Temos que ceder lugar ao próximo, como assim fazemos ou deveríamos fazer com os idosos em filas e ônibus. Uma convenção social pode carregar implícito o significado de que, ora, se são velhos, já esperaram bastante e sofreram, então não nos custará deixá-los passar à frente. De igual forma ocorre com as grávidas, queremos facilitar o processo tanto de ida como o de chegada, haja vista nascimentos serem dolorosos ou exigirem maiores cuidados. Possuímos o desânimo por sermos seres animados. Aqui, estamos mesmo só de passagem. Somos finitos se presos a um novelo de pensamentos individualistas, porque se nos aceitarmos enquanto entidades cerebradas que se intercomunicam feito gotas de oceano, neurônios com seus neurotransmissores, reconheceremos que não há todo sem suas partes. Somos compostos por uma argamassa universal, transitória, sempre mutável.

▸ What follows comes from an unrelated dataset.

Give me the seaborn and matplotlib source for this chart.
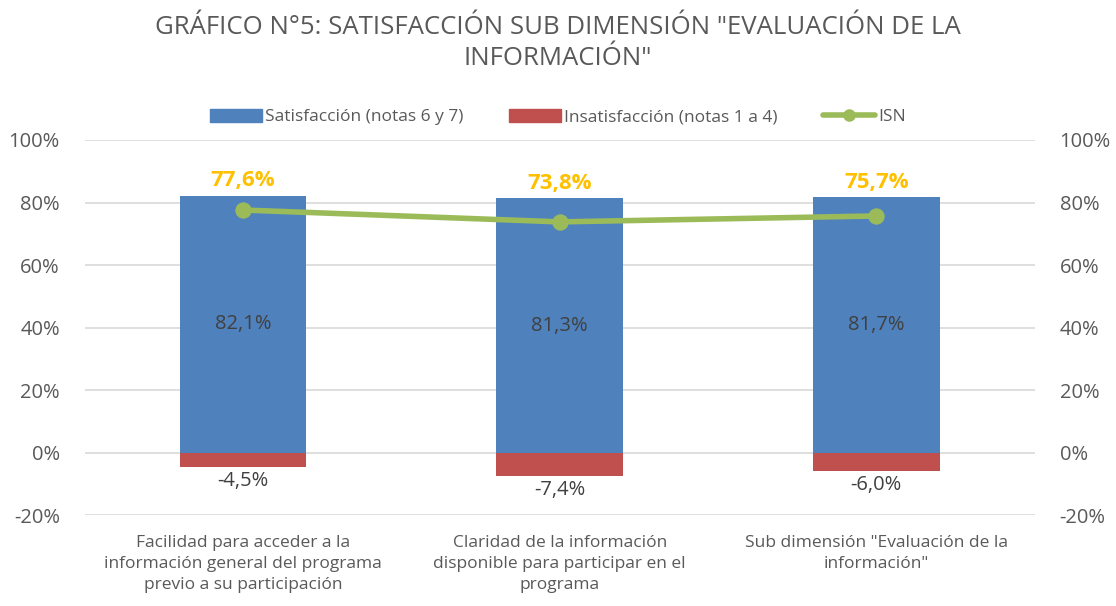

Um corpo pode viver com os membros amputados. Por redobrar esforços, acaba por desempenhar-se melhor em novas atividades. Sem visão, aprimora o olfato, aguça a audição ou o tato. De maneira semelhante, acabamos por nos acostumar com a perda de entes queridos. Temos de nos conformar com nossas lacunas, preenchendo-as de novas possibilidades. Exemplos típicos de readaptação com o destino, já que em desatino ou não, nada é por acaso. A natureza nos instintou de sismas com a criação, logo, passamos a criar. Criamos para tentar não deixar passar nada em branco. Papel, tela, escola, palco, lar, família, amigo, amante. Escrevemos a história dos instantes.